Ultra-Orthodox women protest against the Women of the Wall movement during a prayer service at the Western Wall on December 1, 2016. (Hadas Parush/Flash90)
Ultra-Orthodox women protest against the Women of the Wall movement during a prayer service at the Western Wall on December 1, 2016. (Hadas Parush/Flash90)

Almost a year ago, the Reform and Conservative movements, the Women of the Wall, the Jewish Agency and the government reached an agreement to establish a designated area for mixed-gender worship. Under the compromise approved by the Cabinet in January, an area of the wall near Robinson’s Arch would be expanded and placed under the authority of a pluralist committee. The plan called for solidifying Haredi control over the site’s traditional Orthodox section.

But the multi-denominational, egalitarian worship area directly south of the Western Wall plaza, meant to soothe tensions at the holy site instead became mired in government infighting.
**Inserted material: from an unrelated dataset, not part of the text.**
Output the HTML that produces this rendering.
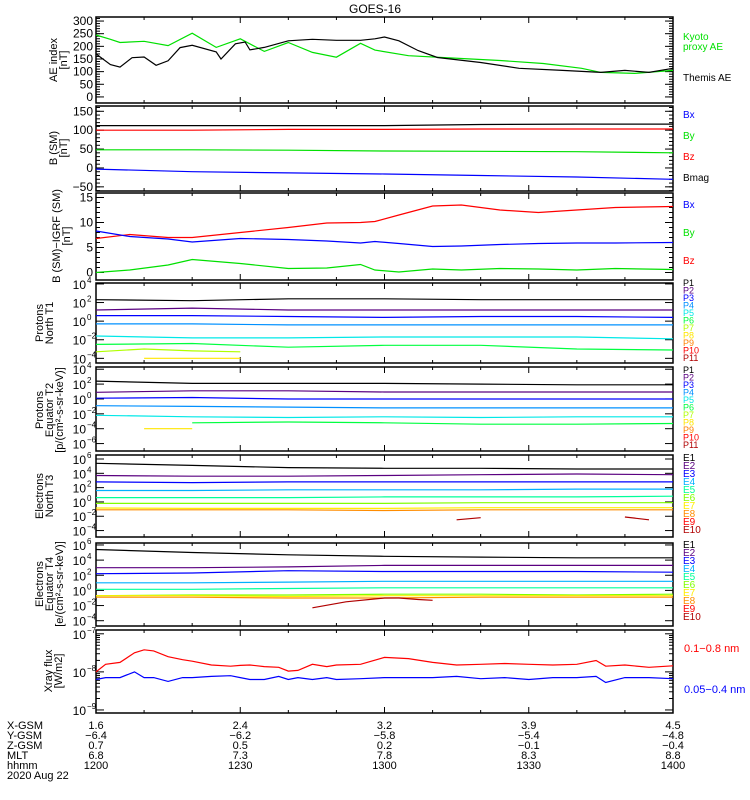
<!DOCTYPE html>
<html><head><meta charset="utf-8"><style>
body{margin:0;background:#fff;}
svg{display:block;font-family:"Liberation Sans",sans-serif;}
</style></head><body>
<svg id="c" width="750" height="800" viewBox="0 0 750 800"></svg>
<script>
// ---------- data ----------
const aeKyotoT=[0,3,5,10,15,20,25,30,35,40,45,50,55,58,65,76,84,93,101,105,112,120];
const aeKyotoV=[245,228,215,220,203,252,196,230,180,215,176,157,212,185,163,152,144,132,113,97,93,105];
const aeThemisT=[0,3,5,7.5,10,12.5,15,17.5,20,25,26,29,31,32,35,40,45,50,55,58,60,63,67,71,80,88,97,105,110,115,120];
const aeThemisV=[170,128,118,155,158,125,143,195,204,178,150,210,217,186,196,222,228,224,224,230,237,222,183,156,136,113,105,97,105,97,113];
const T7=[0,20,40,60,80,100,120];
const bmagV=[112,112,112,112,115,116,116];
const bzV=[100,100,102,102,103,103,103];
const byV=[48,48,47,45,44,43,40];
const bxV=[-3,-10,-13,-16,-20,-24,-30];
const dT=[0,7,15,20,30,40,48,55,58,63,70,76,84,92,100,108,120];
const dRed=[6.8,7.6,7.0,7.0,8.0,9.0,9.9,10.0,10.2,11.5,13.3,13.5,12.5,12.0,12.5,13.0,13.2];
const dBlue=[8.3,7.2,6.7,6.1,6.8,6.6,6.3,5.9,6.2,5.8,5.2,5.3,5.6,5.8,5.9,5.9,6.0];
const dGreen=[0,0.5,1.5,2.6,1.8,0.8,0.9,1.6,0.5,0.1,0.7,0.5,0.8,0.7,0.5,0.8,0.6];
const p1Series=[[2.3,2.2,2.4,2.4,2.3,2.3,2.3],[1.2,1.4,1.2,1.2,1.2,1.2,1.2],[0.6,0.6,0.5,0.4,0.5,0.5,0.4],[-0.3,-0.3,-0.4,-0.4,-0.4,-0.4,-0.4],[-1.6,-1.8,-1.8,-1.7,-1.7,-1.7,-1.9],[-2.5,-2.4,-2.8,-2.6,-2.6,-3.0,-3.1]];
const p1LowT=[0,10,20,30];const p1P7=[-3.3,-3.0,-3.2,-3.3];
const p1P8T=[10,30];const p1P8=[-4.0,-4.0];
const p2Series=[[2.4,2.1,2.1,2.1,2.0,1.9,1.9],[0.9,1.1,1.1,0.94,0.94,0.94,0.94],[0.1,0.2,0,0,0,0,0],[-0.9,-1.0,-1.1,-1.2,-1.2,-1.2,-1.2],[-2.2,-2.4,-2.5,-2.4,-2.5,-2.4,-2.4],[null,-3.2,-3.1,-3.2,-3.4,-3.4,-3.3]];
const p2P8T=[10,20];const p2P8=[-4.0,-4.0];
const e3Series=[[5.4,5.1,4.8,4.7,4.7,4.6,4.6],[3.7,3.6,3.6,3.7,3.8,3.9,3.8],[2.8,2.7,2.8,2.8,2.8,2.8,2.8],[1.6,1.6,1.7,1.7,1.7,1.8,1.8],[0.6,0.6,0.6,0.7,0.7,0.7,0.8],[-0.2,-0.2,-0.2,-0.2,-0.1,-0.1,-0.1],[-0.85,-0.9,-0.9,-0.9,-0.8,-0.8,-0.8],[-1.1,-1.1,-1.1,-1.2,-1.1,-1.1,-1.1]];
const e3E10aT=[75,80];const e3E10a=[-2.5,-2.2];
const e3E10bT=[110,115];const e3E10b=[-2.1,-2.5];
const e4Series=[[5.4,5.0,4.7,4.5,4.4,4.3,4.3],[3.0,3.0,3.1,3.3,3.3,3.3,3.3],[2.2,2.3,2.6,2.5,2.5,2.5,2.4],[1.0,1.0,1.1,1.2,1.2,1.2,1.2],[0.15,0.15,0.25,0.35,0.35,0.35,0.35],[-0.7,-0.6,-0.6,-0.5,-0.5,-0.6,-0.5],[-0.7,-0.7,-0.8,-0.7,-0.7,-0.7,-0.7],[-0.9,-0.9,-1.0,-1.0,-0.9,-0.9,-0.9]];
const e4E10T=[45,52,60,63,67,70];const e4E10=[-2.3,-1.5,-1.0,-1.0,-1.2,-1.3];
const xT=[0,2,5,8,10,12,15,18,20,24,28,30,32,35,38,40,42,45,48,50,55,60,65,70,75,80,85,90,95,100,104,106,110,115,120];
const xRed=[-8.0,-7.8,-7.75,-7.5,-7.42,-7.45,-7.6,-7.68,-7.72,-7.82,-7.85,-7.83,-7.82,-7.86,-7.88,-7.98,-7.96,-7.8,-7.86,-7.82,-7.8,-7.62,-7.65,-7.75,-7.82,-7.8,-7.78,-7.8,-7.82,-7.8,-7.7,-7.85,-7.82,-7.88,-7.84];
const xBlue=[-8.2,-8.15,-8.15,-8.0,-8.15,-8.15,-8.25,-8.15,-8.15,-8.12,-8.1,-8.15,-8.2,-8.2,-8.12,-8.2,-8.15,-8.2,-8.15,-8.2,-8.18,-8.15,-8.15,-8.15,-8.12,-8.18,-8.15,-8.2,-8.15,-8.15,-8.12,-8.28,-8.15,-8.15,-8.18];
const bottomLabels=["X-GSM","Y-GSM","Z-GSM","MLT","hhmm"];
const bottomVals=[["1.6","2.4","3.2","3.9","4.5"],["-6.4","-6.2","-5.8","-5.4","-4.8"],["0.7","0.5","0.2","-0.1","-0.4"],["6.8","7.3","7.8","8.3","8.8"],["1200","1230","1300","1330","1400"]];

// ---------- drawing ----------
const NS="http://www.w3.org/2000/svg";const svg=document.getElementById('c');
const X0=96,X1=673;
const xs=t=>X0+(X1-X0)*t/120;
function el(tag,a,parent){const e=document.createElementNS(NS,tag);for(const k in a)e.setAttribute(k,a[k]);(parent||svg).appendChild(e);return e;}
function txt(x,y,s,opt,parent){opt=opt||{};const e=el('text',{x:x,y:y,'font-size':opt.fs||11,fill:opt.fill||'#000','text-anchor':opt.anchor||'start'},parent);
 if(opt.rot)e.setAttribute('transform','rotate(-90 '+x+' '+y+')');e.textContent=s;return e;}
const P10=['#000','#5a0080','#0000ff','#0090ff','#00e8e8','#00ff40','#b0ff00','#ffe600','#ff8000','#ff0000','#b00000'];
const E10=['#000','#5a0080','#0000ff','#00b0ff','#00ff9a','#80ff00','#ffee00','#ff8c00','#ff0000','#b00000'];
function panel(name,top,bot,vmax,vmin){
 const g=el('g',{},svg);
 
 
 const ys=v=>top+(bot-top)*(vmax-v)/(vmax-vmin);
 el('rect',{x:X0,y:top,width:X1-X0,height:bot-top,fill:'none',stroke:'#000','stroke-width':1.5},g);
 for(let t=0;t<=120;t+=10){const L=(t%30===0)?6:3;const x=xs(t);
  el('line',{x1:x,y1:bot,x2:x,y2:bot-L,stroke:'#000'},g);el('line',{x1:x,y1:top,x2:x,y2:top+L,stroke:'#000'},g);}
 return {g,ys};
}
function series(p,ts,vs,color,name){let d='';let pen=false;
 ts.forEach((t,i)=>{const v=vs[i];if(v===null||v===undefined){pen=false;return;}d+=(pen?'L':'M')+xs(t).toFixed(1)+' '+p.ys(v).toFixed(1);pen=true;});
 const e=el('path',{d:d,fill:'none',stroke:color,'stroke-width':1.2},p.g);
 
 }
function linTicks(p,vals,minor,vmin,vmax){vals.forEach(v=>{const y=p.ys(v);
 el('line',{x1:X0,y1:y,x2:X0+8,y2:y,stroke:'#000'},p.g);el('line',{x1:X1,y1:y,x2:X1-8,y2:y,stroke:'#000'},p.g);
 txt(X0-3,y+4,String(v).replace('-','\u2212'),{anchor:'end',fs:12},p.g);});
 for(let v=vmin;v<=vmax;v+=minor){const y=p.ys(v);el('line',{x1:X0,y1:y,x2:X0+4,y2:y,stroke:'#000'},p.g);el('line',{x1:X1,y1:y,x2:X1-4,y2:y,stroke:'#000'},p.g);}}
function logTicks(p,exps){exps.forEach(e=>{const y=p.ys(e);
 el('line',{x1:X0,y1:y,x2:X0+8,y2:y,stroke:'#000'},p.g);el('line',{x1:X1,y1:y,x2:X1-8,y2:y,stroke:'#000'},p.g);
 txt(X0-10,y+5,'10',{anchor:'end',fs:12},p.g);
 txt(X0-9,y-1,String(e).replace('-','\u2212'),{fs:8},p.g);});}
function legend(items,x,y0,dy,fs){items.forEach((it,i)=>{const e=txt(x,y0+i*dy,it[0],{fill:it[1],fs:fs||10});
 
 });}
function ytitle(lines,x,yc,dx){lines.forEach((s,i)=>{const e=txt(x+i*(dx||10),yc,s,{rot:true,anchor:'middle',fs:11});
 
 });}

const title=txt(375,13,'GOES-16',{anchor:'middle',fs:12});



// Panel 1 AE
let p=panel('ae-index-panel',17,103,316,-24);
linTicks(p,[0,50,100,150,200,250,300],10,0,310);
series(p,aeKyotoT,aeKyotoV,'#00e000','kyoto-ae-line');
series(p,aeThemisT,aeThemisV,'#000','themis-ae-line');
ytitle(['AE index','[nT]'],57,60);
legend([['Kyoto','#00e000'],['proxy AE','#00e000']],683,40,10);
legend([['Themis AE','#000']],683,81,10);

// Panel 2 B SM
p=panel('b-sm-panel',106,191,164,-61);
linTicks(p,[-50,0,50,100,150],10,-60,160);
series(p,T7,bmagV,'#000','bmag-line');series(p,T7,bzV,'#ff0000','bz-line');
series(p,T7,byV,'#00e000','by-line');series(p,T7,bxV,'#0000ff','bx-line');
ytitle(['B (SM)','[nT]'],57,148);
legend([['Bx','#0000ff'],['By','#00e000'],['Bz','#ff0000'],['Bmag','#000']],683,118,21);

// Panel 3 B - IGRF
p=panel('b-minus-igrf-panel',193,280,15.9,-1.5);
linTicks(p,[0,5,10,15],1,0,15);
series(p,dT,dRed,'#ff0000','bz-diff-line');series(p,dT,dBlue,'#0000ff','bx-diff-line');series(p,dT,dGreen,'#00e000','by-diff-line');
ytitle(['B (SM)\u2212IGRF (SM)','[nT]'],60,236);
legend([['Bx','#0000ff'],['By','#00e000'],['Bz','#ff0000']],683,208,28);

// Panel 4 protons T1
p=panel('protons-north-t1-panel',283,363,4.1,-4.5);
logTicks(p,[4,2,0,-2,-4]);
p1Series.forEach((vs,i)=>series(p,T7,vs,P10[i],'p'+(i+1)+'-line'));
series(p,p1LowT,p1P7,P10[6],'p7-line');series(p,p1P8T,p1P8,P10[7],'p8-line');
ytitle(['Protons','North T1'],43,323);
legend(P10.map((c,i)=>['P'+(i+1),c]),683,286,7.5,9);

// Panel 5 protons T2
p=panel('protons-equator-t2-panel',367,451,4.3,-7);
logTicks(p,[4,2,0,-2,-4,-6]);
p2Series.forEach((vs,i)=>series(p,T7,vs,P10[i],'p'+(i+1)+'-line'));
series(p,p2P8T,p2P8,P10[7],'p8-line');
ytitle(['Protons','Equator T2','[p/(cm\u00b2-s-sr-keV)]'],43,410);
legend(P10.map((c,i)=>['P'+(i+1),c]),683,373,7.5,9);

// Panel 6 electrons T3
p=panel('electrons-north-t3-panel',455,537,6.56,-4.9);
logTicks(p,[6,4,2,0,-2,-4]);
e3Series.forEach((vs,i)=>series(p,T7,vs,E10[i],'e'+(i+1)+'-line'));
series(p,e3E10aT,e3E10a,E10[9],'e10-line');series(p,e3E10bT,e3E10b,E10[9],'e10-line-2');
ytitle(['Electrons','North T3'],43,496);
legend(E10.map((c,i)=>['E'+(i+1),c]),683,461,8,10);

// Panel 7 electrons T4
p=panel('electrons-equator-t4-panel',543,626,6.26,-4.7);
logTicks(p,[6,4,2,0,-2,-4]);
e4Series.forEach((vs,i)=>series(p,T7,vs,E10[i],'e'+(i+1)+'-line'));
series(p,e4E10T,e4E10,E10[9],'e10-line');
ytitle(['Electrons','Equator T4','[e/(cm\u00b2-s-sr-keV)]'],43,584);
legend(E10.map((c,i)=>['E'+(i+1),c]),683,548,8,10);

// Panel 8 X-ray
p=panel('xray-flux-panel',630,713,-6.9,-9.08);
logTicks(p,[-7,-8,-9]);
for(let d=-9;d<-7;d++)for(let m=2;m<10;m++){const y=p.ys(d+Math.log10(m));
 el('line',{x1:X0,y1:y,x2:X0+4,y2:y,stroke:'#000'},p.g);el('line',{x1:X1,y1:y,x2:X1-4,y2:y,stroke:'#000'},p.g);}
series(p,xT,xRed,'#ff0000','xray-long-line');series(p,xT,xBlue,'#0000ff','xray-short-line');
ytitle(['Xray flux','[W/m2]'],52,671);
legend([['0.1\u22120.8 nm','#ff0000']],684,652,1,11);
legend([['0.05\u22120.4 nm','#0000ff']],684,693,1,11);

// bottom labels
bottomLabels.forEach((s,r)=>{const y=729+r*10;
 const e=txt(7,y,s,{fs:11});
 bottomVals[r].forEach((v,k)=>{txt(xs(k*30),y,v.replace('-','\u2212'),{anchor:'middle',fs:11});});});
const dt=txt(7,779,'2020 Aug 22',{fs:11});


</script>
</body></html>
On Monday, the ultra-Orthodox Shas party said it would propose a Knesset bill to ban pluralistic prayer services at the Western Wall plaza.

The party said its legislation intended to prevent actions, including “religious ceremonies,” that “do not fit the custom of the place, which would offend the congregation who pray there.”

The proposed law would also penalize those who defy its strictures, including those who hold mixed-gender services, women’s Torah readings or include women donning a prayer shawl or phylacteries, with up to six months’ imprisonment or a fine of NIS 10,000.

Should the bill pass into law, it would effectively nullify the January compromise agreement and prayer services would be limited to state-approved Orthodox practice only.

In September, the High Court of Justice called on Prime Minister Benjamin Netanyahu to implement the compromise agreement, noting that it had already passed as a cabinet decision.